Copy the lines below as they are; omit the images they contain.

RECORDED INFORMATION:
[Begin]
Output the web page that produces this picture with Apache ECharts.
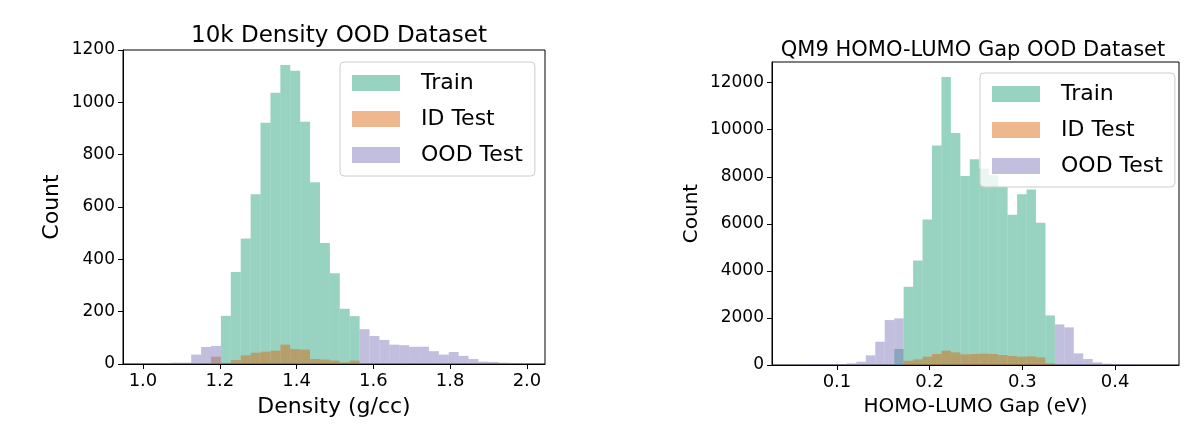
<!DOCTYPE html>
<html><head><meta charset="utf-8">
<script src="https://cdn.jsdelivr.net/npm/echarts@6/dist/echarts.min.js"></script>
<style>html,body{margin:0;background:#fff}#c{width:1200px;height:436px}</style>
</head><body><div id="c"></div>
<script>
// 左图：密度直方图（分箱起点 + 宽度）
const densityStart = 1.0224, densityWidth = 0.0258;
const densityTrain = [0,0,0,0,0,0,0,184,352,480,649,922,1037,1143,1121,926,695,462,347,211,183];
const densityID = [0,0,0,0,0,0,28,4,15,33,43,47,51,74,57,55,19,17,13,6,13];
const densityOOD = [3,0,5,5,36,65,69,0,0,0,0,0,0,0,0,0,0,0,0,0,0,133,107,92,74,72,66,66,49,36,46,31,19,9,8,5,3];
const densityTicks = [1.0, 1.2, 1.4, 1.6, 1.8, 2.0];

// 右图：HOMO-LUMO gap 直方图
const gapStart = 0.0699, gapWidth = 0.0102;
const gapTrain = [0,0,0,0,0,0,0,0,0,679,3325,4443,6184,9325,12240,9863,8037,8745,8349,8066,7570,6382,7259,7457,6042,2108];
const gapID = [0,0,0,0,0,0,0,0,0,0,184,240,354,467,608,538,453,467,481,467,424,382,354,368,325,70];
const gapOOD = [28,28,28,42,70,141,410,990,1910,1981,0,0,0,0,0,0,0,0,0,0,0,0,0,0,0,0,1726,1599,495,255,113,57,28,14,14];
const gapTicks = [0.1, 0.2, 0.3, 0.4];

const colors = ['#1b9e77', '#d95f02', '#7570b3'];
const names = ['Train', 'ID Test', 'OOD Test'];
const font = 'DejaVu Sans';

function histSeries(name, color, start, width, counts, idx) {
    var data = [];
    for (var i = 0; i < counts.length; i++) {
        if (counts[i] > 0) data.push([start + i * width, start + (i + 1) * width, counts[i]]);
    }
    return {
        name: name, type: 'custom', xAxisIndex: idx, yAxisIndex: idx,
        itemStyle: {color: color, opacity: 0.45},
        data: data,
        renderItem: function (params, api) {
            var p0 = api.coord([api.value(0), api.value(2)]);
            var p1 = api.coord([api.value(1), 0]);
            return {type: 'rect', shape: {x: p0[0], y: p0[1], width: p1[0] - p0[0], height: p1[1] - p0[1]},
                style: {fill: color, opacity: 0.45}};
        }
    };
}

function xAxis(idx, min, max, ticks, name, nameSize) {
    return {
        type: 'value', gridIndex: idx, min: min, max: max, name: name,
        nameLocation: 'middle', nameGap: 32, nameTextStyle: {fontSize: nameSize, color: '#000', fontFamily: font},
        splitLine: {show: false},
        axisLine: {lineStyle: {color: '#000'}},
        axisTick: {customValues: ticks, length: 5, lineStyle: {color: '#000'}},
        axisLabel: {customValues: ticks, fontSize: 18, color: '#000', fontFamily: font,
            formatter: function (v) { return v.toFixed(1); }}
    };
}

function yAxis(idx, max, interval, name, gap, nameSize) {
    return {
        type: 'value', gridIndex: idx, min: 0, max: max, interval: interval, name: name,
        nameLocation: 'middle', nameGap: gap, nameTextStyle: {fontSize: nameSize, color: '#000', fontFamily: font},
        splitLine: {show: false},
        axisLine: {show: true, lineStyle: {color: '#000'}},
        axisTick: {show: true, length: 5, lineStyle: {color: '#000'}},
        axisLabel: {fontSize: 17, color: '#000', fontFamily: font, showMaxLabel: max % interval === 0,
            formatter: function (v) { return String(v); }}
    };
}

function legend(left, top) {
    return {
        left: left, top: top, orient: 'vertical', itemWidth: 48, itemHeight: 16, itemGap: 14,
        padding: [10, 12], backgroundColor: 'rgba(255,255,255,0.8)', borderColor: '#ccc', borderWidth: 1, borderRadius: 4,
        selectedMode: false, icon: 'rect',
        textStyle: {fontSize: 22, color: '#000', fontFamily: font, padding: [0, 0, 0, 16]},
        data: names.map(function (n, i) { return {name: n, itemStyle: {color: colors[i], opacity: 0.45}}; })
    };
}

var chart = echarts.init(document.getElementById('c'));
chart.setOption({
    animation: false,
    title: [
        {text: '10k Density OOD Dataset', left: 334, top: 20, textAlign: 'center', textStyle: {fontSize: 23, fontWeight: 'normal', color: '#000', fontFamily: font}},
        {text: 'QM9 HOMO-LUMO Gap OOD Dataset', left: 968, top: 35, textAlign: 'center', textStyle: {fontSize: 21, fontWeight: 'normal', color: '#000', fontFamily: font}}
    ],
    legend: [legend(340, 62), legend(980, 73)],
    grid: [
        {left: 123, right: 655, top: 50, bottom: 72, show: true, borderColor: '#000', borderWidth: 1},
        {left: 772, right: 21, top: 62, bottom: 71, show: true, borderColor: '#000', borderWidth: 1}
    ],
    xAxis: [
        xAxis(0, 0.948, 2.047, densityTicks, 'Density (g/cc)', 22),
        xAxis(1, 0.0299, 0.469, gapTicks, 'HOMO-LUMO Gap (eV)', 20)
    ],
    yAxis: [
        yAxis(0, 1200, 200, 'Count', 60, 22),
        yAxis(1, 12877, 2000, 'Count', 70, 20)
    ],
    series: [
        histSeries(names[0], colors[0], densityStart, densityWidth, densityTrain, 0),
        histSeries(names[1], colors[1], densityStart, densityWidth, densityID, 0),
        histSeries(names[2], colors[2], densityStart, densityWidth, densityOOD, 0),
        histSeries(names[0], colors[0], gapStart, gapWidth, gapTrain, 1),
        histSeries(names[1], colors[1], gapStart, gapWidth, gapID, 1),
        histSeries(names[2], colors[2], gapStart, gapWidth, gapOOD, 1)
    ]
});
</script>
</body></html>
[End]
ANSWER IN FULL:
Output the web page that produces this picture with Apache ECharts.
<!DOCTYPE html>
<html><head><meta charset="utf-8">
<script src="https://cdn.jsdelivr.net/npm/echarts@6/dist/echarts.min.js"></script>
<style>html,body{margin:0;background:#fff}#c{width:1200px;height:436px}</style>
</head><body><div id="c"></div>
<script>
// 左图：密度直方图（分箱起点 + 宽度）
const densityStart = 1.0224, densityWidth = 0.0258;
const densityTrain = [0,0,0,0,0,0,0,184,352,480,649,922,1037,1143,1121,926,695,462,347,211,183];
const densityID = [0,0,0,0,0,0,28,4,15,33,43,47,51,74,57,55,19,17,13,6,13];
const densityOOD = [3,0,5,5,36,65,69,0,0,0,0,0,0,0,0,0,0,0,0,0,0,133,107,92,74,72,66,66,49,36,46,31,19,9,8,5,3];
const densityTicks = [1.0, 1.2, 1.4, 1.6, 1.8, 2.0];

// 右图：HOMO-LUMO gap 直方图
const gapStart = 0.0699, gapWidth = 0.0102;
const gapTrain = [0,0,0,0,0,0,0,0,0,679,3325,4443,6184,9325,12240,9863,8037,8745,8349,8066,7570,6382,7259,7457,6042,2108];
const gapID = [0,0,0,0,0,0,0,0,0,0,184,240,354,467,608,538,453,467,481,467,424,382,354,368,325,70];
const gapOOD = [28,28,28,42,70,141,410,990,1910,1981,0,0,0,0,0,0,0,0,0,0,0,0,0,0,0,0,1726,1599,495,255,113,57,28,14,14];
const gapTicks = [0.1, 0.2, 0.3, 0.4];

const colors = ['#1b9e77', '#d95f02', '#7570b3'];
const names = ['Train', 'ID Test', 'OOD Test'];
const font = 'DejaVu Sans';

function histSeries(name, color, start, width, counts, idx) {
    var data = [];
    for (var i = 0; i < counts.length; i++) {
        if (counts[i] > 0) data.push([start + i * width, start + (i + 1) * width, counts[i]]);
    }
    return {
        name: name, type: 'custom', xAxisIndex: idx, yAxisIndex: idx,
        itemStyle: {color: color, opacity: 0.45},
        data: data,
        renderItem: function (params, api) {
            var p0 = api.coord([api.value(0), api.value(2)]);
            var p1 = api.coord([api.value(1), 0]);
            return {type: 'rect', shape: {x: p0[0], y: p0[1], width: p1[0] - p0[0], height: p1[1] - p0[1]},
                style: {fill: color, opacity: 0.45}};
        }
    };
}

function xAxis(idx, min, max, ticks, name, nameSize) {
    return {
        type: 'value', gridIndex: idx, min: min, max: max, name: name,
        nameLocation: 'middle', nameGap: 32, nameTextStyle: {fontSize: nameSize, color: '#000', fontFamily: font},
        splitLine: {show: false},
        axisLine: {lineStyle: {color: '#000'}},
        axisTick: {customValues: ticks, length: 5, lineStyle: {color: '#000'}},
        axisLabel: {customValues: ticks, fontSize: 18, color: '#000', fontFamily: font,
            formatter: function (v) { return v.toFixed(1); }}
    };
}

function yAxis(idx, max, interval, name, gap, nameSize) {
    return {
        type: 'value', gridIndex: idx, min: 0, max: max, interval: interval, name: name,
        nameLocation: 'middle', nameGap: gap, nameTextStyle: {fontSize: nameSize, color: '#000', fontFamily: font},
        splitLine: {show: false},
        axisLine: {show: true, lineStyle: {color: '#000'}},
        axisTick: {show: true, length: 5, lineStyle: {color: '#000'}},
        axisLabel: {fontSize: 17, color: '#000', fontFamily: font, showMaxLabel: max % interval === 0,
            formatter: function (v) { return String(v); }}
    };
}

function legend(left, top) {
    return {
        left: left, top: top, orient: 'vertical', itemWidth: 48, itemHeight: 16, itemGap: 14,
        padding: [10, 12], backgroundColor: 'rgba(255,255,255,0.8)', borderColor: '#ccc', borderWidth: 1, borderRadius: 4,
        selectedMode: false, icon: 'rect',
        textStyle: {fontSize: 22, color: '#000', fontFamily: font, padding: [0, 0, 0, 16]},
        data: names.map(function (n, i) { return {name: n, itemStyle: {color: colors[i], opacity: 0.45}}; })
    };
}

var chart = echarts.init(document.getElementById('c'));
chart.setOption({
    animation: false,
    title: [
        {text: '10k Density OOD Dataset', left: 334, top: 20, textAlign: 'center', textStyle: {fontSize: 23, fontWeight: 'normal', color: '#000', fontFamily: font}},
        {text: 'QM9 HOMO-LUMO Gap OOD Dataset', left: 968, top: 35, textAlign: 'center', textStyle: {fontSize: 21, fontWeight: 'normal', color: '#000', fontFamily: font}}
    ],
    legend: [legend(340, 62), legend(980, 73)],
    grid: [
        {left: 123, right: 655, top: 50, bottom: 72, show: true, borderColor: '#000', borderWidth: 1},
        {left: 772, right: 21, top: 62, bottom: 71, show: true, borderColor: '#000', borderWidth: 1}
    ],
    xAxis: [
        xAxis(0, 0.948, 2.047, densityTicks, 'Density (g/cc)', 22),
        xAxis(1, 0.0299, 0.469, gapTicks, 'HOMO-LUMO Gap (eV)', 20)
    ],
    yAxis: [
        yAxis(0, 1200, 200, 'Count', 60, 22),
        yAxis(1, 12877, 2000, 'Count', 70, 20)
    ],
    series: [
        histSeries(names[0], colors[0], densityStart, densityWidth, densityTrain, 0),
        histSeries(names[1], colors[1], densityStart, densityWidth, densityID, 0),
        histSeries(names[2], colors[2], densityStart, densityWidth, densityOOD, 0),
        histSeries(names[0], colors[0], gapStart, gapWidth, gapTrain, 1),
        histSeries(names[1], colors[1], gapStart, gapWidth, gapID, 1),
        histSeries(names[2], colors[2], gapStart, gapWidth, gapOOD, 1)
    ]
});
</script>
</body></html>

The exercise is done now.